Machine translation quality estimation

Machine translation quality estimation (MTQE or QE) is the task of automatically estimating the quality of a machine translation, without using a reference translation.

This research area within machine translation and machine learning gave birth to the quality prediction models used in production systems like ModelFront.

Evaluation vs. estimation

Quality evaluation metrics, like BLEU, are for comparing machine translation systems. They basically work like average edit distance.

They are only intended to be directionally correct, not accurate at the sentence level — BLEU doesn't even consider the source text.

But to calculate a score, they require (human) reference translations.

So they cannot be used for new content in production, for which there are no human translations yet.

Quality estimation scores a translation, based on the original and the translation. No reference translation. So it can be used for new input.

Estimation vs. prediction

A raw quality estimation model outputs only a score, typically 0.0 to 1.0, that estimates the quality of a translation.

But to convert scores like 0.9 (90%) into decisions, thresholds need to be carefully chosen, for each language and content type.

So in practice, scores were not usable in production workflows by translation buyers, translation teams or professional human translators.
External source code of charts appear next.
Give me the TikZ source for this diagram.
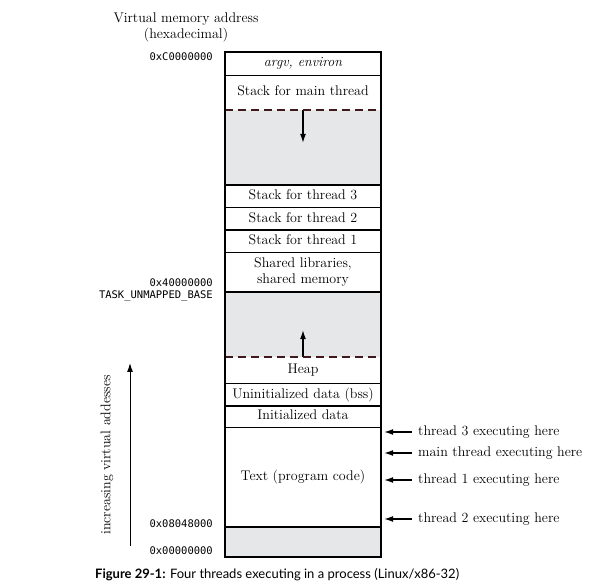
\documentclass[tikz,border=0pt]{standalone}
\usepackage{fontspec}
\newfontfamily\capfont{Lato}
\newfontfamily\addrfont{DejaVu Sans Mono}
\usetikzlibrary{arrows.meta,positioning,calc}
\definecolor{memgray}{RGB}{230,231,233}
\definecolor{dashred}{RGB}{62,24,26}

\begin{document}
\begin{tikzpicture}[x=1pt,y=-1pt,
    seg/.style={minimum width=156pt, inner sep=0pt, align=center, font=\fontsize{14}{16}\selectfont},
    one/.style={text height=9.5pt, text depth=3pt},
    gap/.style={seg, fill=memgray},
    addr/.style={anchor=east, inner sep=0pt, font=\addrfont\fontsize{10.5}{12}\selectfont},
    arr/.style={-{Latex[length=9pt,width=6pt]}, line width=1.2pt},
    thr/.style={anchor=west, inner sep=0pt, one, font=\fontsize{14}{16}\selectfont},
    sep/.style={line width=1.6pt},
    dsep/.style={dashred, line width=2pt, dash pattern=on 8pt off 5pt}]
  \useasboundingbox (0,0) rectangle (614,588);
  % title
  \node[align=center, font=\fontsize{14}{16}\selectfont] (title) at (186,27) {Virtual memory address\\(hexadecimal)};
  % memory rows, top to bottom
  \node[seg, one, anchor=north, minimum height=23pt] (argv) at (303,52) {\itshape argv, environ};
  \node[seg, one, minimum height=34pt, below=0pt of argv] (mainstk) {Stack for main thread};
  \node[gap, minimum height=75pt, below=0pt of mainstk] (gapA) {};
  \node[seg, one, minimum height=22pt, below=0pt of gapA] (st3) {Stack for thread 3};
  \node[seg, one, minimum height=22pt, below=0pt of st3] (st2) {Stack for thread 2};
  \node[seg, one, minimum height=22pt, below=0pt of st2] (st1) {Stack for thread 1};
  \node[seg, minimum height=39pt, below=0pt of st1] (shlib) {Shared libraries,\\shared memory};
  \node[gap, minimum height=65pt, below=0pt of shlib] (gapB) {};
  \node[seg, one, minimum height=26pt, below=0pt of gapB] (heap) {Heap};
  \node[seg, one, minimum height=22pt, below=0pt of heap] (bss) {Uninitialized data (bss)};
  \node[seg, one, minimum height=21pt, below=0pt of bss] (init) {Initialized data};
  \node[seg, one, minimum height=99pt, below=0pt of init] (txt) {Text (program code)};
  \node[gap, minimum height=30pt, below=0pt of txt] (gapC) {};
  % growth arrows
  \coordinate (downtip) at ($(gapA.north)+(0,33)$);
  \coordinate (uptip) at ($(gapB.south)+(0,-27)$);
  \draw[arr] (gapA.north) -- (downtip);
  \draw[arr] (gapB.south) -- (uptip);
  % separators
  \foreach \r in {argv,gapA,st3,st2,st1,shlib,heap,bss,init,txt}
    \draw[sep] (\r.south west) -- (\r.south east);
  \draw[dsep] (mainstk.south west) -- (mainstk.south east);
  \draw[dsep] (gapB.south west) -- (gapB.south east);
  \draw[line width=1.8pt] (argv.north west) rectangle (gapC.south east);
  % addresses
  \node[addr] (ahi) at (213,57) {0xC0000000};
  \node[addr] (amid) at (213,283) {0x40000000};
  \node[addr] (tub) at (213,296) {TASK\_UNMAPPED\_BASE};
  \node[addr] (atext) at (213,524) {0x08048000};
  \node[addr] (azero) at (213,551) {0x00000000};
  % threads
  \node[thr] (t3) at (418,432) {thread 3 executing here};
  \node[thr] (tm) at (418,453) {main thread executing here};
  \node[thr] (t1) at (418,480) {thread 1 executing here};
  \node[thr] (t2) at (418,519) {thread 2 executing here};
  \foreach \t in {t3,tm,t1,t2}
    \draw[arr, shorten <=6pt, shorten >=3pt] (\t.west) -- (\t.west -| txt.east);
  % address axis
  \coordinate (vlo) at (130,546);
  \coordinate (vhi) at (130,363);
  \draw[arr, line width=1pt] (vlo) -- (vhi);
  \node[rotate=90, font=\fontsize{14}{16}\selectfont] (vlab) at (107,455) {increasing virtual addesses};
  % caption
  \node[anchor=west, inner sep=0pt, font=\capfont\fontsize{13}{15}\selectfont] (cap) at (95,575)
    {\textbf{Figure 29-1:} Four threads executing in a process (Linux/x86-32)};
\end{tikzpicture}
\end{document}
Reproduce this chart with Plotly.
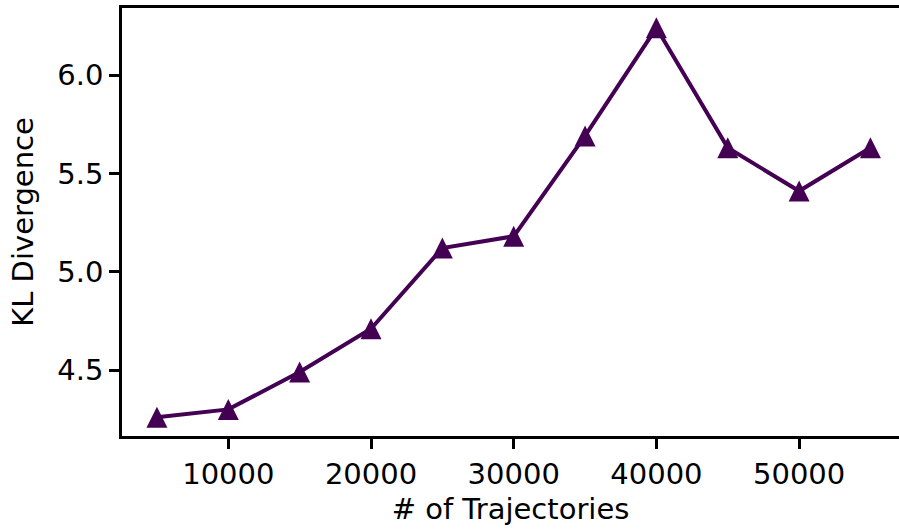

They often confuse it with fuzzy match scores.

Quality prediction actually outputs a boolean flag, ✓ or ✗.

Timeline

The evolution of quality estimation models mirrored the evolution of machine translation and machine learning models in general.

Quality estimation research began at the Workshop on Statistical Machine Translation (WMT) in 2013, where researchers established defined the task.

They competed using the feature engineering approaches that were state of the art at the time, at the end of the statistical machine translation era.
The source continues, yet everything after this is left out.